Executive Vice-President Margrethe Vestager, in charge of competition policy, said: "This Italian recapitalisation scheme will support large companies affected by the coronavirus outbreak by strengthening their capital base and facilitating their access to finance in these difficult times. Together with other previously approved measures, the scheme will ultimately be instrumental in supporting the Italian economy and labour market. We continue to work in close cooperation with Member States to find workable solutions to mitigate the economic impact of the coronavirus outbreak, in line with EU rules."
The Italian support measures
Italy notified to the Commission, under the Temporary Framework, a scheme consisting of four complementary measures to support large companies particularly affected by the coronavirus outbreak, through recapitalisation instruments, in particular equity, and hybrid capital instruments (convertible bonds and subordinated debt). Together with the Italian scheme intended for small and medium-sized enterprises, approved by the Commission on 31 July 2020, the Italian measures aim to support the solvency of a large spectrum of companies that have suffered from the coronavirus outbreak, thus helping them to ensure the continuation of their activities and supporting employment.
The scheme targets large companies that have faced a severe reduction of revenues in 2020. To be eligible, among other criteria, the companies should be considered strategic for the economy and for the labour markets.
The measures under the scheme consists of:
(1) equity injections;
(2) mandatory convertible bonds;
(3) convertible bonds, upon request of either the beneficiary or the bondholder;
(4) subordinated debt.
The four measures are administrated by an ad-hoc special purpose vehicle, "Patrimonio Rilancio".
The Commission found that the scheme notified by Italy is in line with the conditions set out in the Temporary Framework. In particular, with respect to recapitalisation measures, (i) the support is available to companies if it is needed to maintain operations, no other appropriate solution is available, and it is in the common interest to intervene; (ii) support is limited to the amount necessary to ensure the viability of beneficiaries and does not go beyond restoring their capital structure before the coronavirus outbreak; (iii) the scheme provides an adequate remuneration for the State; (iv) the conditions of the measures incentivise beneficiaries and/or their owners to repay the support as early as possible (inter alia through progressive increases in remuneration, a dividend ban as well as a cap on the remuneration of and a ban of bonus payments to management); (v) safeguards are in place to make sure that beneficiaries do not unduly benefit from the recapitalisation aid by the State to the detriment of fair competition in the internal markets, such as an acquisition ban to avoid aggressive commercial expansion; and (vi) aid to a company above the threshold of €250 million has to be notified separately for individual assessment.

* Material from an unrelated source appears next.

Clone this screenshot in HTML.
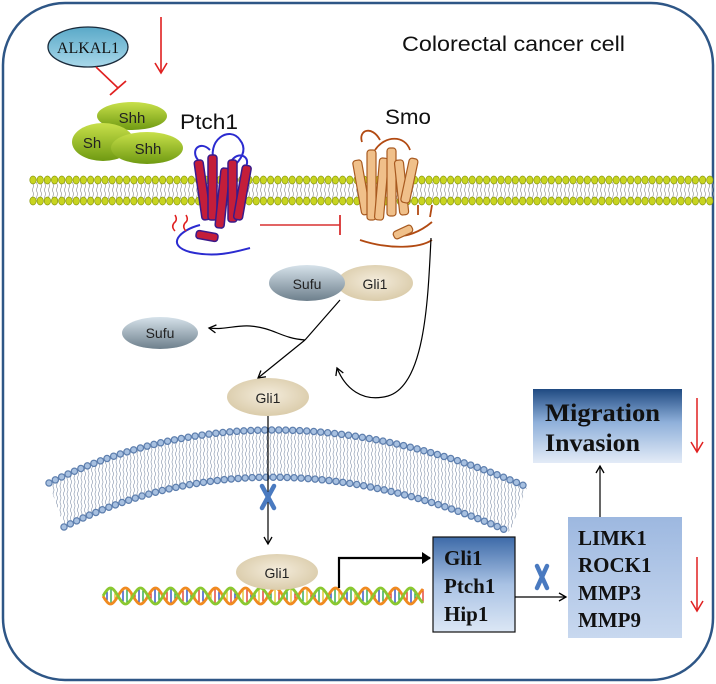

With respect to aid in the form of subordinated debt instruments, (i) aid will not exceed the relevant limits on turnover and wage bill of the beneficiaries set out in the Temporary Framework and (ii) support can only be granted until the end of 2020.
Finally, only companies that were not considered to be in difficulty already on 31 December 2019 are eligible for aid under this scheme.
The Commission concluded that the scheme is necessary, appropriate and proportionate to remedy a serious disturbance in the economy of a Member State, in line with Article 107(3)(b) TFEU and the conditions set out in the Temporary Framework.
On this basis, the Commission approved the measure under EU State aid rules.